PerfFRAC Shale Gas Dynamic Fluid Diversion Service: Maximize reservoir potential through high-rate fracture stimulation treatments down the casing with a perforating gun assembly in the wellbore.
ThermaFOAM High Temperature CO2 Fracturing Fluid
ThermaFOAM high temperature CO2 fracturing fluid is a unique chemical system specifically designed for fracture applications in wells with bottomhole static temperatures (BHSTs) between 200 and 300 degF [93 and 149 degC]. ThermaFOAM fracturing fluid is a CO2-compatible product that uses the CO2-polymer interaction to create stable and robust foam systems that allow polymer-loading reductions of up to 50%.
The reduction in polymer loading, combined with improved well performance and the elimination of the need for a crosslinking gel, has resulted in a fluid system that maximizes cleanup of the proppant pack within the fracture.
Significant reductions in time to sales can typically be expected for wells fractured using ThermaFOAM high temperature CO2 fracturing fluid, compared with wells stimulated using conventional fracturing technology.
UltraMARINE Seawater-Base Fracturing Fluid
The use of UltraMARINE seawater-base fracturing fluid simplifies offshore fracturing operations with unlimited availability and similar composition around the world with only small variations. Furthermore, UltraMARINE fluid can be used with brackish water for onshore operation in areas where freshwater availability is limited.
UltraMARINE fluid is engineered to provide optimized viscosity at bottomhole conditions to improve fluid performance during fracturing operations.
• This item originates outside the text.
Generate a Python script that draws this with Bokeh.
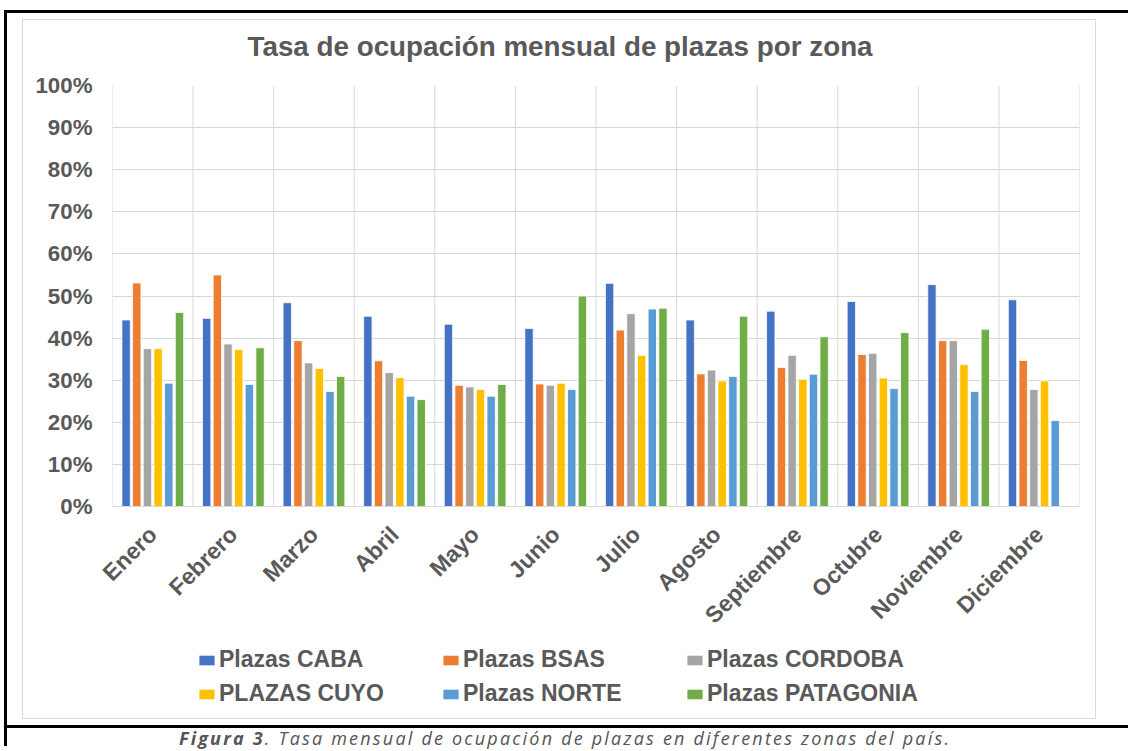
import math
from bokeh.plotting import figure
from bokeh.models import (FactorRange, Range1d, Legend, LegendItem, Span, NumeralTickFormatter,
                          FixedTicker, Div, ColumnDataSource, Title)
from bokeh.layouts import column
from bokeh.transform import dodge
from bokeh.embed import file_html
from bokeh.resources import INLINE

NaN = float("nan")

months = ["Enero", "Febrero", "Marzo", "Abril", "Mayo", "Junio", "Julio", "Agosto",
          "Septiembre", "Octubre", "Noviembre", "Diciembre"]
series_names = ["Plazas CABA", "Plazas BSAS", "Plazas CORDOBA",
                "PLAZAS CUYO", "Plazas NORTE", "Plazas PATAGONIA"]
caba = [0.443, 0.447, 0.484, 0.452, 0.433, 0.423, 0.530, 0.443, 0.464, 0.487, 0.527, 0.491]
bsas = [0.531, 0.550, 0.394, 0.346, 0.288, 0.291, 0.419, 0.315, 0.330, 0.361, 0.394, 0.347]
cordoba = [0.375, 0.386, 0.341, 0.318, 0.284, 0.288, 0.458, 0.324, 0.359, 0.364, 0.394, 0.278]
cuyo = [0.375, 0.373, 0.328, 0.306, 0.278, 0.293, 0.359, 0.298, 0.302, 0.305, 0.337, 0.298]
norte = [0.293, 0.290, 0.273, 0.262, 0.262, 0.278, 0.469, 0.309, 0.314, 0.280, 0.273, 0.204]
patagonia = [0.461, 0.377, 0.309, 0.254, 0.290, 0.500, 0.471, 0.452, 0.403, 0.413, 0.421, NaN]
y_ticks = [0.0, 0.1, 0.2, 0.3, 0.4, 0.5, 0.6, 0.7, 0.8, 0.9, 1.0]

colors = ["#4472C4", "#ED7D31", "#A5A5A5", "#FFC000", "#5B9BD5", "#70AD47"]
series_values = [caba, bsas, cordoba, cuyo, norte, patagonia]
keys = ["caba", "bsas", "cordoba", "cuyo", "norte", "patagonia"]

data = {"month": months}
for k, v in zip(keys, series_values):
    data[k] = v
source = ColumnDataSource(data)

FONT = "Liberation Sans"
TXT = "#595959"

# ---------------- main chart ----------------
p = figure(width=1072, height=620, x_range=FactorRange(*months), y_range=Range1d(0, 1),
           output_backend="svg", toolbar_location=None,
           min_border_left=89, min_border_right=16, min_border_top=65, min_border_bottom=130)
p.x_range.range_padding = 0

p.title.text = "Tasa de ocupación mensual de plazas por zona"
p.title.text_font = FONT
p.title.text_font_size = "27.8px"
p.title.text_font_style = "bold"
p.title.text_color = TXT
p.title.align = "left"
p.title.offset = 135
p.title.standoff = 14
# thin spacer between the title and the plot area
p.add_layout(Title(text=" ", text_font_size="2px", standoff=13), "above")

p.outline_line_color = None
p.background_fill_color = "white"
p.border_fill_color = "white"

p.yaxis.ticker = FixedTicker(ticks=y_ticks)
p.yaxis.formatter = NumeralTickFormatter(format="0%")
p.yaxis.axis_line_color = None
p.yaxis.major_tick_line_color = None
p.yaxis.minor_tick_line_color = None
p.yaxis.major_label_standoff = 14
p.yaxis.major_label_text_font = FONT
p.yaxis.major_label_text_font_style = "bold"
p.yaxis.major_label_text_font_size = "22.3px"
p.yaxis.major_label_text_color = TXT

p.xaxis.axis_line_color = "#d9d9d9"
p.xaxis.axis_line_width = 1
p.xaxis.major_tick_line_color = None
p.xaxis.minor_tick_line_color = None
p.xaxis.major_label_orientation = math.pi / 4
p.xaxis.major_label_standoff = 18
p.xaxis.major_label_text_font = FONT
p.xaxis.major_label_text_font_style = "bold"
p.xaxis.major_label_text_font_size = "23px"
p.xaxis.major_label_text_color = TXT

p.ygrid.ticker = FixedTicker(ticks=y_ticks)
p.ygrid.grid_line_color = "#d9d9d9"
p.ygrid.grid_line_width = 1
p.xgrid.grid_line_color = None

for k in range(len(months) + 1):
    p.add_layout(Span(location=k, dimension="height", line_color="#d9d9d9", line_width=1))

pitch = 0.1325
offsets = [(i - 2.5) * pitch for i in range(6)]
for key, off, col in zip(keys, offsets, colors):
    p.vbar(x=dodge("month", off, range=p.x_range), top=key, width=0.104, bottom=0,
           source=source, fill_color=col, line_color="white", line_width=0.8)

# ---------------- legend strip ----------------
lg = figure(width=1072, height=78, x_range=Range1d(0, 1), y_range=Range1d(0, 1),
            output_backend="svg", toolbar_location=None,
            x_axis_location=None, y_axis_location=None,
            min_border_left=0, min_border_right=0, min_border_top=0, min_border_bottom=0)
lg.outline_line_color = None
lg.grid.grid_line_color = None
lg.border_fill_color = "white"

# legend proxies (nothing visible is drawn by them)
proxies = []
for col in colors:
    proxies.append(lg.vbar(x=[NaN], top=[NaN], width=0.1, fill_color=col, line_color=None))

legend_cols = [(0, 3), (1, 4), (2, 5)]
legend_x = [85, 329, 573]
for (a, b), lx in zip(legend_cols, legend_x):
    leg = Legend(items=[LegendItem(label=series_names[a], renderers=[proxies[a]]),
                        LegendItem(label=series_names[b], renderers=[proxies[b]])],
                 location=(lx, 11), orientation="vertical",
                 glyph_width=19, glyph_height=12, label_standoff=3,
                 label_height=26, spacing=7, padding=0, margin=0,
                 border_line_color=None, background_fill_alpha=0,
                 label_text_font=FONT, label_text_font_style="bold",
                 label_text_font_size="23px", label_text_color=TXT)
    lg.add_layout(leg, "center")

inner = column(p, lg, spacing=0, margin=(6, 0, 0, 15),
               styles={"border": "1px solid #d9d9d9"})

cap = Div(text='<div style="margin-right:5px"><b>Figura 3</b>. Tasa mensual de ocupación de plazas en diferentes zonas del país.</div>',
          width=1121, height=21, margin=(6, 0, 0, 0),
          styles={"border-top": "3px solid black", "font-family": "'Open Sans'",
                  "font-style": "italic", "font-size": "18px", "letter-spacing": "2.2px",
                  "color": "#555555", "text-align": "center", "line-height": "21px"})

layout = column(inner, cap, spacing=0, margin=(10, 0, 0, 4),
                styles={"border-left": "3px solid black", "border-top": "3px solid black"})

open("out.html", "w").write(file_html(layout, INLINE))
The fluid is designed for enhanced thermal stability and has a bottomhole temperature range of 175 to 325 degF.
As an effective temporary scale inhibition for application in reservoirs with scaling tendency waters, UltraMARINE fluid mitigates the risk of scale precipitating from the seawater by controlling the pH. UltraMARINE fluid has a high tolerance to salt content and has been tested in waters with total dissolved solids (TDS) in excess of 100,000 ppm.
Microseismic Services
StimMAP hydraulic fracture mapping service for monitoring treatments records microseismic activity in real time during the fracturing process. A full range of software provides modeling, survey design, microseismic detection and location, uncertainty analysis, data integration, and visualization for interpretation, wherever and whenever decisions must be made. Computer imagery is used to monitor the activity in 3D space relative to the location of the fracturing treatment. Then, the monitored activities are animated to show progressive fracture growth and the subsurface response to pumping variations.